In a cursory reading of K3LC's radial article, I found two data points that seem counter-intuitive to me.

As you're probably aware, modeling of ground systems is a pretty dicey operation, even using the NEC4 modeling engine. NEC4 has been validated pretty extensively and does model a system quite accurately, provided you've described what you're modeling sufficiently accurately.


So, why do you get seemingly weird effects? A couple things spring to mind (although I haven't rigorously looked into it, for reasons described below):

1) Al modeled the vertical as a AWG12 copper wire, which is probably more lossy than the usual large diameter aluminum tube or large diameter tower. (Anyone got some good modeling parameters for towers?) The increased loss changes the current distribution a bit along the antenna, which changes the induced current distribution in the ground system.

2) The ground system losses are a combination of two things: the radial current flow to form the "image" of the monopole; and the dissipative loss of the E and H fields in the earth surface. The former is essentially a resistive kind of thing, and the copper ground wires reduce the sheet resistance (this is what all those other models of ground systems (including George Brown's) analyze to death at around 1 MHz). The latter is strongly influenced by the skin depth of the earth and it's lossiness. Looking over some charts derived from George Hagn's work at SRI, skin depth varies from a meter or so in "Very Good" soil to 10-15 meters in Very Poor. However, skin depth needs to be combined with the resistivity to determine loss. So what if skin depth is 1/2, if the conductivity is 5 times greater. There's also whether the conductivity is greater because of the water content, which changes the epsilon (which also changes the skin depth).

3) The same wire size was used in all ground screens, and a real tradeoff shouldn't be with a fixed length of fixed size wire, but on the cost of the wire (which pretty much scales with mass). Are you better off with 1000 feet of AWG 16 or 250 feet of AWG 10 or 10,000 feet of AWG 26? The labor cost is another aspect.
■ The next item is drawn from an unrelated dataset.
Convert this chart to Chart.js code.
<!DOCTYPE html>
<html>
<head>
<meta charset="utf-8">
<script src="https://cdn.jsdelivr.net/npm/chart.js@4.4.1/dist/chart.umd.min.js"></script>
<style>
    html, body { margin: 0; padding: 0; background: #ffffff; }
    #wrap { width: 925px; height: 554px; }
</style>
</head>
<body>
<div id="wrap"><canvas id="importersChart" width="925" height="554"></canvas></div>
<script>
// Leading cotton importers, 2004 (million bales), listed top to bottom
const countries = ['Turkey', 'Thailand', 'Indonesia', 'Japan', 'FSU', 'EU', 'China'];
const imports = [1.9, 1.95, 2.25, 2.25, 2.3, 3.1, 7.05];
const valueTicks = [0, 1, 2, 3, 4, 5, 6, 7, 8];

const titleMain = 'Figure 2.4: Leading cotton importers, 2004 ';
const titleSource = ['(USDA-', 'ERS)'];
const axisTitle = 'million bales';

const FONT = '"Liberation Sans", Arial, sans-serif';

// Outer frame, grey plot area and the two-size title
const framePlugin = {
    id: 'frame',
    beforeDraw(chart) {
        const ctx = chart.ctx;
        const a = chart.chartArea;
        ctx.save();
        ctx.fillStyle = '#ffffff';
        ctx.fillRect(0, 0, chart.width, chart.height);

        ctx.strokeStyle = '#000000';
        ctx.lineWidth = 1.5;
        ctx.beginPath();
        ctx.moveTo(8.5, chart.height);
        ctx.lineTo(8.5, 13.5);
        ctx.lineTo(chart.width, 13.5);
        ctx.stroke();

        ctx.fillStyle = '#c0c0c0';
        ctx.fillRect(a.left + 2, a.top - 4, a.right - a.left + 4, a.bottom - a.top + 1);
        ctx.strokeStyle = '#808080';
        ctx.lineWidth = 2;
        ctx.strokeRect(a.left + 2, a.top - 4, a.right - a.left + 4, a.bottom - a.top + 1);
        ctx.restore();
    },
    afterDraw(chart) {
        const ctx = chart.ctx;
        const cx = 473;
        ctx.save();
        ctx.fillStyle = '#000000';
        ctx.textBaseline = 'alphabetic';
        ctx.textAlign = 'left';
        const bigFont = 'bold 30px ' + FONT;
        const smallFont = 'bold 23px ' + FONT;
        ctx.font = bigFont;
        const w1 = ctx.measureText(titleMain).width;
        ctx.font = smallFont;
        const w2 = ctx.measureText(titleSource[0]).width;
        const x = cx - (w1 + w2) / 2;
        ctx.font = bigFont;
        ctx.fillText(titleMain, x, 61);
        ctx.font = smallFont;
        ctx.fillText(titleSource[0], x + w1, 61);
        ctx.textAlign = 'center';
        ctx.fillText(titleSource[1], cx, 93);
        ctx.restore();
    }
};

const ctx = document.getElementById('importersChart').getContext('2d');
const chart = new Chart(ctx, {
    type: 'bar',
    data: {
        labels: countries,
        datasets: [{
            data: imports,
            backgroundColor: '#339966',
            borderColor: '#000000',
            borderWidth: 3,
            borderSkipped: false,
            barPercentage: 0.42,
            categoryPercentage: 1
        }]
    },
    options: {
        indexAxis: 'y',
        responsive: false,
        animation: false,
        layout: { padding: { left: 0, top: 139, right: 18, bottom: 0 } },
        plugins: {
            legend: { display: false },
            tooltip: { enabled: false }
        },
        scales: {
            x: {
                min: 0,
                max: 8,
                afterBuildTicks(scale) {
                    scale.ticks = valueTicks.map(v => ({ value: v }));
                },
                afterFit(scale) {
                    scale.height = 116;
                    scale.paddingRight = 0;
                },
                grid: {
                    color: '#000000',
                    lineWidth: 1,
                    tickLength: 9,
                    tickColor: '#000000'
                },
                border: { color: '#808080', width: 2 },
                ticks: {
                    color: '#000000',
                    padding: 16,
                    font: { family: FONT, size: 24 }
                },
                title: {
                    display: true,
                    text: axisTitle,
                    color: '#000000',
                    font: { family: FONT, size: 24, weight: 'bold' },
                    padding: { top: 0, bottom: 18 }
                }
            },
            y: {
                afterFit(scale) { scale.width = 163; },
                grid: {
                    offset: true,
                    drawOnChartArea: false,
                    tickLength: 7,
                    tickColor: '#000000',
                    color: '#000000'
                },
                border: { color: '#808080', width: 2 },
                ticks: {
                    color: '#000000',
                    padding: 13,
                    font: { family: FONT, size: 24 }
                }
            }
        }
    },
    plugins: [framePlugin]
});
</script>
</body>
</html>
In the case of the models, one has to be very careful about things like skin effect, when the skin depth is a fraction of the wire diameter. In air, skin depth at 1MHz in copper is about 0.003 inches. Compare to AWG 16 wire, which is 0.05 inches in diameter, approximately. The skin depth might be different if the conductor is immersed in a medium other than air (I assume NEC4 takes this into account, though). However, the change in skin depth means that the resistivity of the ground wires (and their loss) changes with frequency: to a first order, as 1/sqrt(frequency), so the same ground wire will have twice the loss on 40m as it does on 160m. Depending on the relative ratio of the grounding network resistivity and the soil resistivity, this might change the optimizing tradeoff.


Now to the practical aspects... real soil is generally not particularly homogeneous or consistent. You could easily have variations of an order of magnitude over distances of a few feet (in my own case, it depends on how close the rocks are to the surface and how recently and where the watering happened). These variations can account for performance variations on the order of a dB or so, which is the same magnitude as the variations for the different ground radial lengths, etc.